I say, if something goes wrong with a coal plant, take a monkey wrench out there and fix it. If something goes wrong in a nuclear plant, you cannot do that.

Would you comment on that?

Mr. MCMILLAN. I think there is no question that the element of radiation associated with the reactor coolant system in a nuclear plant complicates the maintenance or repair functions that would be required as it applies to the reactor portion of the plant. I do not think it makes much difference for the secondary system. If you have a feedwater problem in a nuclear plant, you could go right down and stand next to that pump and work on it and maintain it with a monkey wrench, the same way you could maintain a feedwater pump on a coal

Mr. WEAVER. I know. But frankly, I do not think it is even a matter of degree. I think it is a matter of the most profound category. If you had had a condensate pump go out on a coal plant you would not have had this problem you had at Three Mile Island, nothing even faintly resembling it. Is that not correct?

Mr. MCMILLAN. I would rather address the question this way, because I do not know the answer to the question about what happens in a boiler when you lose a feed pump. It is a very traumatic transient, and not something

Mr. WEAVER. In a coal plant?

Mr. MCMILLAN. In a coal-fired plant.

Mr. WEAVER. Oh, it is? You see, I did not know this.

Mr. MCMILLAN. You have to kill the fire and you have hot slag on the walls of the furnace, and you have to get water in there and keep that furnace cool.

Mr. WEAVER. It is costly but not dangerous; would that be fair?

Mr. MCMILLAN. When I said traumatic, I meant it is a very severe. transient. It is not something that the operator handles just like that. He has to be very careful in the way he recovers in a fossil unit.

Mr. WEAVER. But you could not lose your plant, could you?
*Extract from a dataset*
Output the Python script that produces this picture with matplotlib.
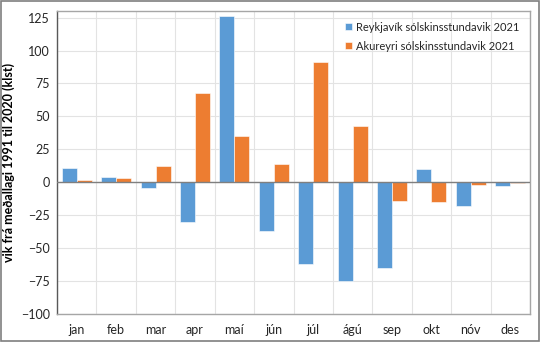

Mr. MCMILLAN. If he makes a mistake in the operation or he interferes with the cooling, normal cooling process in a boiler, what can happen is you can burn through the wall of the furnace, melt the wall of the furnace and blow water and steam around.

The repair of that wall segment is an easier job than the kind of recovery operation we are faced with at Three Mile Island, and the difference there is the ingredient of radiation. You can walk in with a welding torch and cut out a section of the wall and put a new one in

and weld it up and hydrotest it and inspect it and so forth, with direct hands-on operations, without any having to wait for any decay of radiation.

Mr. WEAVER. You would only be down a couple months, 3 months? Mr. MCMILLAN. Two or three months, probably.

Mr. WEAVER. Mr. McMillan, I want to thank you very much. I really appreciate your taking the time and being so courteous with us. Thank you very much.

Mr. MCMILLAN. Could I just extend to the committee an invitation, Mr. Chairman? I know these are very complicated matters and I know that it helps, from my own personal experience, to see some of these operations take place. And we certainly would be very pleased to have the committee or any portion of the committee or the staff come to Lynchburg and visit our simulator facility there. We can show you the facility, run through the transient as it occurred at Three Mile Island, show you some of the training operations that we have available for our operators.

And I think you would find it helpful in terms of trying to get some visual picture of what kind of an operation is involved in running these nuclear plants. We would be delighted for you to come and visit us.

Mr. WEAVER. We thank you very much, because we want very much to do that. I appreciate the opportunity. We will try to schedule it. Thanks again.

[Whereupon, at 1:20 p.m., the hearing was adjourned.]